» OBJECTIVE: In the listing that follows, locate the line containing "Clone this diagram in TikZ." and the line containing "(0,0) rectangle (2560,779);". Retype exactly those two lines and every line between them, and nothing more.
** begin RECORD EXTRACTS **
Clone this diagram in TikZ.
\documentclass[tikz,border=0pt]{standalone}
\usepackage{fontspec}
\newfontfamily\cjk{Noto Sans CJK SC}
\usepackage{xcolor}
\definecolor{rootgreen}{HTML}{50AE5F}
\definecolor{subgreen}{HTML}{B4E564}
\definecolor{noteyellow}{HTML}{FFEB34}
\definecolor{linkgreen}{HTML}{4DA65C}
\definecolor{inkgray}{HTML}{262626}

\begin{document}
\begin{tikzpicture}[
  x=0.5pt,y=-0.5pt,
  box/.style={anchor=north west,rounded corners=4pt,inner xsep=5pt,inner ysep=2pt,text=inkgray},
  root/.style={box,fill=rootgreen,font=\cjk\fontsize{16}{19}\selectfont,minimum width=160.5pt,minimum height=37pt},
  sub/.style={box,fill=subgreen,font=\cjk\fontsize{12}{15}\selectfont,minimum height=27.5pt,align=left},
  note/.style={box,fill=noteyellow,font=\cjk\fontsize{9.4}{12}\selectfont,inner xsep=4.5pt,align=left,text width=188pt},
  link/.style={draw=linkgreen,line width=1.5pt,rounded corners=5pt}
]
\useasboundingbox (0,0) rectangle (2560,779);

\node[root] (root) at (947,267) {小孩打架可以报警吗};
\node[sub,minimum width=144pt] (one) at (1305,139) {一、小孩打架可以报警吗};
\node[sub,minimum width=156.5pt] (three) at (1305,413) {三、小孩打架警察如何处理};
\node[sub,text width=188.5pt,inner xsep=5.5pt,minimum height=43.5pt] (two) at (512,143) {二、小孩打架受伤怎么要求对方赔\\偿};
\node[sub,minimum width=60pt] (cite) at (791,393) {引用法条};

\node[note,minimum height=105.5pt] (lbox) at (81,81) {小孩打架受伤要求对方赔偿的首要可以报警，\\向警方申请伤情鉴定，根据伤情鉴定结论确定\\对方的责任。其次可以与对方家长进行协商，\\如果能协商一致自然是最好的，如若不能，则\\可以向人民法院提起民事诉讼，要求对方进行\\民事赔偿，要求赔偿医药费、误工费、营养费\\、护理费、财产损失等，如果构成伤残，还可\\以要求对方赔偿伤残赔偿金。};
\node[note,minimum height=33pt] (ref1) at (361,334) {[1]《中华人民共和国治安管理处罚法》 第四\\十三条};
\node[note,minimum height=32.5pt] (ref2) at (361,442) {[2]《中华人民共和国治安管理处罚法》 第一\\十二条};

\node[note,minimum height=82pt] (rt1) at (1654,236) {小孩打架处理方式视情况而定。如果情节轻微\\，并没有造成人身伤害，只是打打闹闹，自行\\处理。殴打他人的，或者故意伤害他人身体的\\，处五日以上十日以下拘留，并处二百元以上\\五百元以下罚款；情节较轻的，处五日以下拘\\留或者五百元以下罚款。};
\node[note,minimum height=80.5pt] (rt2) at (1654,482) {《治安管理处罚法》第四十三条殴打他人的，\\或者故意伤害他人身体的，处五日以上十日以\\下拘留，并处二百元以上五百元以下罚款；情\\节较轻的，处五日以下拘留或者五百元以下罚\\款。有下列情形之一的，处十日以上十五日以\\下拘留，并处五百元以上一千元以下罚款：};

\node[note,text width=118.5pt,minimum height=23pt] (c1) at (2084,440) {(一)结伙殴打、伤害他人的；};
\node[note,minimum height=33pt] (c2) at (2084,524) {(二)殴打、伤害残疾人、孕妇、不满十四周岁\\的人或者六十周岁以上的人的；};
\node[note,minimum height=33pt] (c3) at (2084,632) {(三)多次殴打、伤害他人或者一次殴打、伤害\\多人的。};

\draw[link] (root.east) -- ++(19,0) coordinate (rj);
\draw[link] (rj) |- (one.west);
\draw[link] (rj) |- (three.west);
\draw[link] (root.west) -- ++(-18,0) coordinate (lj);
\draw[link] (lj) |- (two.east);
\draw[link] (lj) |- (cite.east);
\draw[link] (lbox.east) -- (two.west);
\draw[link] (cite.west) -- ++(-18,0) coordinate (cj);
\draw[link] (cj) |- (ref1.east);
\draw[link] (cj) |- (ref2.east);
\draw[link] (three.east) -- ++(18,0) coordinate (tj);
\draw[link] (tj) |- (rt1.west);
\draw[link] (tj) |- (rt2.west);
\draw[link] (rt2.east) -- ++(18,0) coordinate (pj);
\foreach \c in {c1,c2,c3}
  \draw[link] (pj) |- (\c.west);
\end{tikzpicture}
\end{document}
** end RECORD EXTRACTS **
** begin RECORD EXTRACTS **
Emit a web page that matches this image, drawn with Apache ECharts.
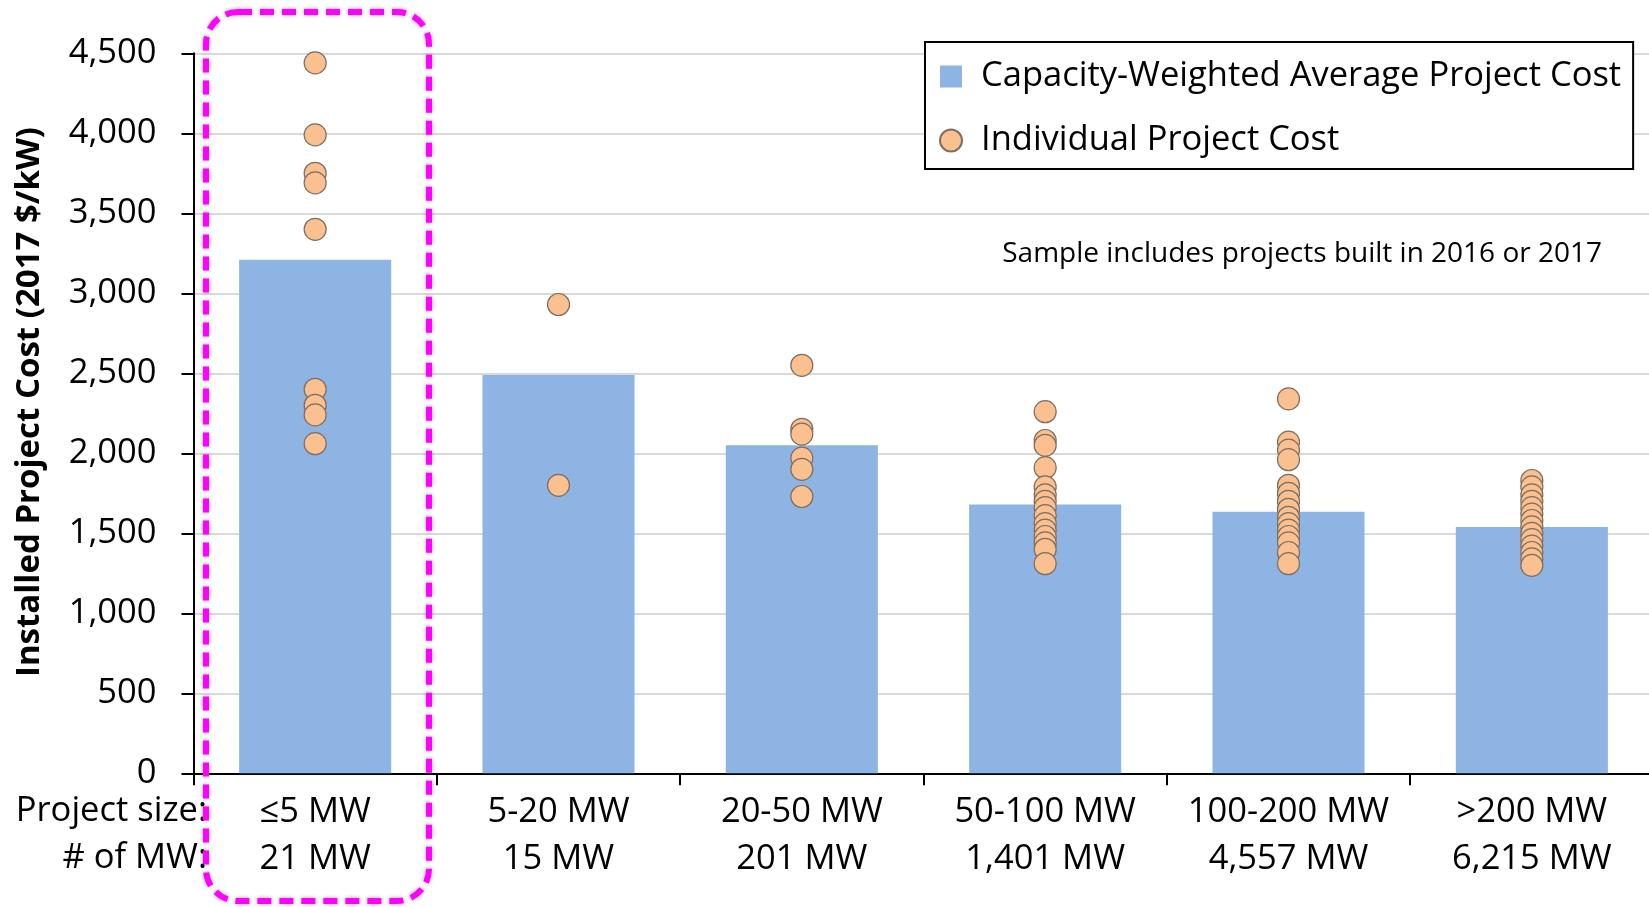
** end RECORD EXTRACTS **
** begin RECORD EXTRACTS **
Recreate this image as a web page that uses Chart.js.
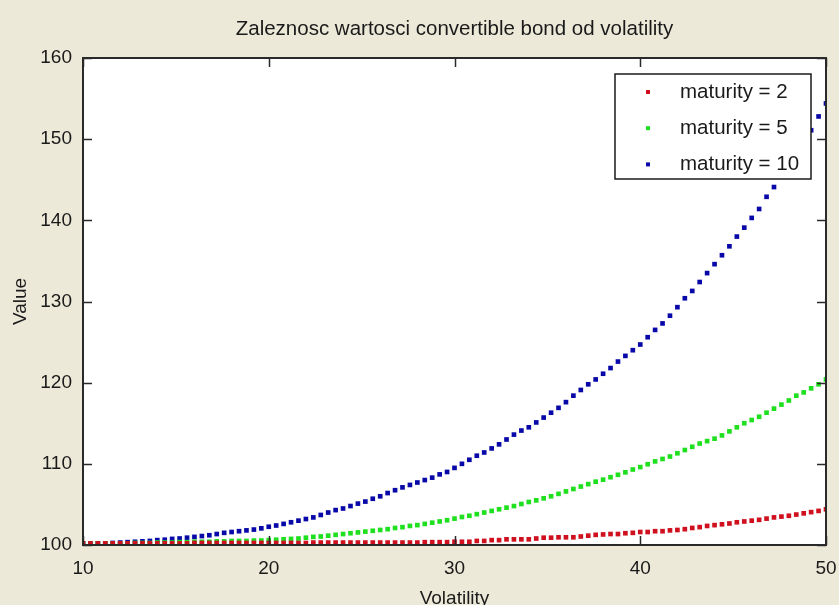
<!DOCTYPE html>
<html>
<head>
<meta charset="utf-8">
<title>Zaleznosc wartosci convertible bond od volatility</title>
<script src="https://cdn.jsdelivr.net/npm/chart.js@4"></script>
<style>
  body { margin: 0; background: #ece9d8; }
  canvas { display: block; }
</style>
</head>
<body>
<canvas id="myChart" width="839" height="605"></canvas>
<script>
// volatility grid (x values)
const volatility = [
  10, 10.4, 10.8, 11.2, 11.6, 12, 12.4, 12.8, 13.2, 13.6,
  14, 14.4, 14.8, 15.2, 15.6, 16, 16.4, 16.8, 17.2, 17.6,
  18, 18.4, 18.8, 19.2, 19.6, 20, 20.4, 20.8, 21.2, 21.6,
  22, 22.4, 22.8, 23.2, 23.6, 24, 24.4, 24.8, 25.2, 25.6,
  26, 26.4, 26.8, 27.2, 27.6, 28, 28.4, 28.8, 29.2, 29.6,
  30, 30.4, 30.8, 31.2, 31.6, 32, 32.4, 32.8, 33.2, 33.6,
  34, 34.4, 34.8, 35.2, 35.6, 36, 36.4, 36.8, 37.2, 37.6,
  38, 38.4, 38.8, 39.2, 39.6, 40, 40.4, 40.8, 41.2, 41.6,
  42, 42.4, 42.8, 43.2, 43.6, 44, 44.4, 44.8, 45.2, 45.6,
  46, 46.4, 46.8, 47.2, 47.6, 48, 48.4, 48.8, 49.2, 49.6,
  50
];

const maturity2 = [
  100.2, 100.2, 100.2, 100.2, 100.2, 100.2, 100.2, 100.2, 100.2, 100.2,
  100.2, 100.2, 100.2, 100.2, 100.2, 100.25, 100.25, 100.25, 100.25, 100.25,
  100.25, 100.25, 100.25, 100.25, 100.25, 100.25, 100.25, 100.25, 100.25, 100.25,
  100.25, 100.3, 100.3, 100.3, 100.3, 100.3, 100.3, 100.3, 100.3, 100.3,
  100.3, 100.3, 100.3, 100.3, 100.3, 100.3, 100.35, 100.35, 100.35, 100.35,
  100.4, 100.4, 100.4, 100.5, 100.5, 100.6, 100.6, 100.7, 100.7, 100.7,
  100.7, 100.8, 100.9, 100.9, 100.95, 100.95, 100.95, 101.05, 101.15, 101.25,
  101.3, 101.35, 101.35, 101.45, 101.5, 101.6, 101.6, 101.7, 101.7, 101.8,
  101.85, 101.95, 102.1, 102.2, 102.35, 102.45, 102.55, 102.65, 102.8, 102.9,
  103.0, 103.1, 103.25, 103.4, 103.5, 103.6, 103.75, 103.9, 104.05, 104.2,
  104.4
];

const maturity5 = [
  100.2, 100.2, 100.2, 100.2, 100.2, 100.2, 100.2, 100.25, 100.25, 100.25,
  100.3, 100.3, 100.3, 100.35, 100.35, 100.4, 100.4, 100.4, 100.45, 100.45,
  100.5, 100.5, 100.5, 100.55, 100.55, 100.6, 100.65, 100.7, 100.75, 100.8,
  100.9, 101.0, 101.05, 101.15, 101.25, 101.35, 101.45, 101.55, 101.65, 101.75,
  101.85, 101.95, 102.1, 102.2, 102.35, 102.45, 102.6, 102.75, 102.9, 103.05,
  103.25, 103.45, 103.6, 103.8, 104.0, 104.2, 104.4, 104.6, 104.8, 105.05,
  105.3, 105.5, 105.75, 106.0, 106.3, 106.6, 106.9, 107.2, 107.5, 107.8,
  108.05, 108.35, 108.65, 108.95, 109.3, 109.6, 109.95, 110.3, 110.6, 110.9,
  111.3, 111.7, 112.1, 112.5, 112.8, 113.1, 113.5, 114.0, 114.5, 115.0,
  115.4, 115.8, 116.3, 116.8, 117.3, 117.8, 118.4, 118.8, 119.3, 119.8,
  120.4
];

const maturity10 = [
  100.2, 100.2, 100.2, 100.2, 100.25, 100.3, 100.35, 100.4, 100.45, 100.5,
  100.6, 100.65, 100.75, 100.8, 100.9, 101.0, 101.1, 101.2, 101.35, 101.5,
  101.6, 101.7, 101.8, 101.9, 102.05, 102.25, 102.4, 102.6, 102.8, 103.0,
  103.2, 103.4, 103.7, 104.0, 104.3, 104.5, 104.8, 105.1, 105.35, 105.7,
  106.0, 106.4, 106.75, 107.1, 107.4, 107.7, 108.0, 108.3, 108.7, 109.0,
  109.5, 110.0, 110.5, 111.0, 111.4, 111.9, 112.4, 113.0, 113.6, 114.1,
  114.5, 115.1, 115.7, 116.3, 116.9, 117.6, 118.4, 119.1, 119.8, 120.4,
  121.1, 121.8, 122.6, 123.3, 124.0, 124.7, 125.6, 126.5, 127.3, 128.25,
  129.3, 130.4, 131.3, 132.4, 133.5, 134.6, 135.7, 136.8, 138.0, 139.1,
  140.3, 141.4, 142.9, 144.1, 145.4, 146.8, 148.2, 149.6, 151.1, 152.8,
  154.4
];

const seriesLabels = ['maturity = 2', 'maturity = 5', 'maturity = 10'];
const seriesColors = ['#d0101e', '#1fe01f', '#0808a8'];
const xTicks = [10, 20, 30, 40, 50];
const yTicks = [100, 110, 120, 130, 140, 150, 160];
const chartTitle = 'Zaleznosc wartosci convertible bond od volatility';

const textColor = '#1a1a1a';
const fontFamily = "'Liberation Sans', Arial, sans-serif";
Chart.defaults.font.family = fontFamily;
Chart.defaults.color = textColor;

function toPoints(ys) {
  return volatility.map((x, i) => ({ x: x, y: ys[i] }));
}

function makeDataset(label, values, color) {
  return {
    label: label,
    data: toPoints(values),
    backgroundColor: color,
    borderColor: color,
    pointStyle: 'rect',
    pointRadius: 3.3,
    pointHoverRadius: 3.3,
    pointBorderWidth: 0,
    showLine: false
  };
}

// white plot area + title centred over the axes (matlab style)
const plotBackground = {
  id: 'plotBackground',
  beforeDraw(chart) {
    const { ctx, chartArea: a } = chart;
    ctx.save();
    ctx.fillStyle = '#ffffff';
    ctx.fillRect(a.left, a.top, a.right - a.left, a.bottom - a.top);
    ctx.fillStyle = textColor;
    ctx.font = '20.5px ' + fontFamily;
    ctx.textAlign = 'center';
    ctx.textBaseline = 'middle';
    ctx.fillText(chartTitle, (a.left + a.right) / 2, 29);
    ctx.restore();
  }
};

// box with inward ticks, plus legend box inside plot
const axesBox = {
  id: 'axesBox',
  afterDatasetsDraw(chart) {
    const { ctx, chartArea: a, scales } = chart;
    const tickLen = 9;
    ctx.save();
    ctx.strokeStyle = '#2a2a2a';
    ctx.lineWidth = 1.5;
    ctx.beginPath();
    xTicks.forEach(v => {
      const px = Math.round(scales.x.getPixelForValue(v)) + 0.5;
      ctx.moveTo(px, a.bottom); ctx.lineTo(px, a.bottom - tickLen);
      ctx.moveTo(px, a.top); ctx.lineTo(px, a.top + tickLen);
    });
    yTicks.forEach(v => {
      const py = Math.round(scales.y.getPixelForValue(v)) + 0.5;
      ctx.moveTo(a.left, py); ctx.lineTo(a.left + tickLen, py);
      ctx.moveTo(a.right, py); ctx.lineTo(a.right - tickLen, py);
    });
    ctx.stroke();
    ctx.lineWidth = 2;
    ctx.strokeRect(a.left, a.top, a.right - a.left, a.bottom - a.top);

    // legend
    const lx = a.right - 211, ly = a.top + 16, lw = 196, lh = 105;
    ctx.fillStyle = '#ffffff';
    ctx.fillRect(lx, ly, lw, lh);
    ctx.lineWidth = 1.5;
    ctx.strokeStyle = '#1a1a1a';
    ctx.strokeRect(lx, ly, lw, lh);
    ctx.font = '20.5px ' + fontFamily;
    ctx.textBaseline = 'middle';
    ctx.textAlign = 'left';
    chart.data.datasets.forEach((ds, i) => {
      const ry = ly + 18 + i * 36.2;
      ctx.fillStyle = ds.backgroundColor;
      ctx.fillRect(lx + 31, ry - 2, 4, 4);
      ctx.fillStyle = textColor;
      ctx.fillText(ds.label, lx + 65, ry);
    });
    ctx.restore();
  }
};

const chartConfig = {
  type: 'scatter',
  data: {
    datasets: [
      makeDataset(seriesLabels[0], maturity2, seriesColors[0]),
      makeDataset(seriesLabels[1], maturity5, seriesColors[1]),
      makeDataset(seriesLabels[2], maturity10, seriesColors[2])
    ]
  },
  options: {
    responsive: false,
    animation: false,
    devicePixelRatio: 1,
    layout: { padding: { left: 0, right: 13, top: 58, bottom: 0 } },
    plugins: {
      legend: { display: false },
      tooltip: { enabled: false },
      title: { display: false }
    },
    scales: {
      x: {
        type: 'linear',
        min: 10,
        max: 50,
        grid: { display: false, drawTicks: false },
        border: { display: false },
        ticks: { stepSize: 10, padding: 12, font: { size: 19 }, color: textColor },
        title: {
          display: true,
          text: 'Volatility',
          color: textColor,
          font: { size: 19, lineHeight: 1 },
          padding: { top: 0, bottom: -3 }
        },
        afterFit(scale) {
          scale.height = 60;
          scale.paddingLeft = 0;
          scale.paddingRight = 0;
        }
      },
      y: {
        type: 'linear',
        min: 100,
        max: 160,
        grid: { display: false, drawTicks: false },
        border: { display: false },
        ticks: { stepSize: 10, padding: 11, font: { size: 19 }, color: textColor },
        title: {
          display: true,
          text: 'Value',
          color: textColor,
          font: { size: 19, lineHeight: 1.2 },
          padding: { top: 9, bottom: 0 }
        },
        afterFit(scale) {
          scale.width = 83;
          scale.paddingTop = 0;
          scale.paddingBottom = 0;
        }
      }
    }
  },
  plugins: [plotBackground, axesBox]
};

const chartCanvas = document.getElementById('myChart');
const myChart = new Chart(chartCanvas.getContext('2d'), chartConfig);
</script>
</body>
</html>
** end RECORD EXTRACTS **
» FULL ANSWER:
Clone this diagram in TikZ.
\documentclass[tikz,border=0pt]{standalone}
\usepackage{fontspec}
\newfontfamily\cjk{Noto Sans CJK SC}
\usepackage{xcolor}
\definecolor{rootgreen}{HTML}{50AE5F}
\definecolor{subgreen}{HTML}{B4E564}
\definecolor{noteyellow}{HTML}{FFEB34}
\definecolor{linkgreen}{HTML}{4DA65C}
\definecolor{inkgray}{HTML}{262626}

\begin{document}
\begin{tikzpicture}[
  x=0.5pt,y=-0.5pt,
  box/.style={anchor=north west,rounded corners=4pt,inner xsep=5pt,inner ysep=2pt,text=inkgray},
  root/.style={box,fill=rootgreen,font=\cjk\fontsize{16}{19}\selectfont,minimum width=160.5pt,minimum height=37pt},
  sub/.style={box,fill=subgreen,font=\cjk\fontsize{12}{15}\selectfont,minimum height=27.5pt,align=left},
  note/.style={box,fill=noteyellow,font=\cjk\fontsize{9.4}{12}\selectfont,inner xsep=4.5pt,align=left,text width=188pt},
  link/.style={draw=linkgreen,line width=1.5pt,rounded corners=5pt}
]
\useasboundingbox (0,0) rectangle (2560,779);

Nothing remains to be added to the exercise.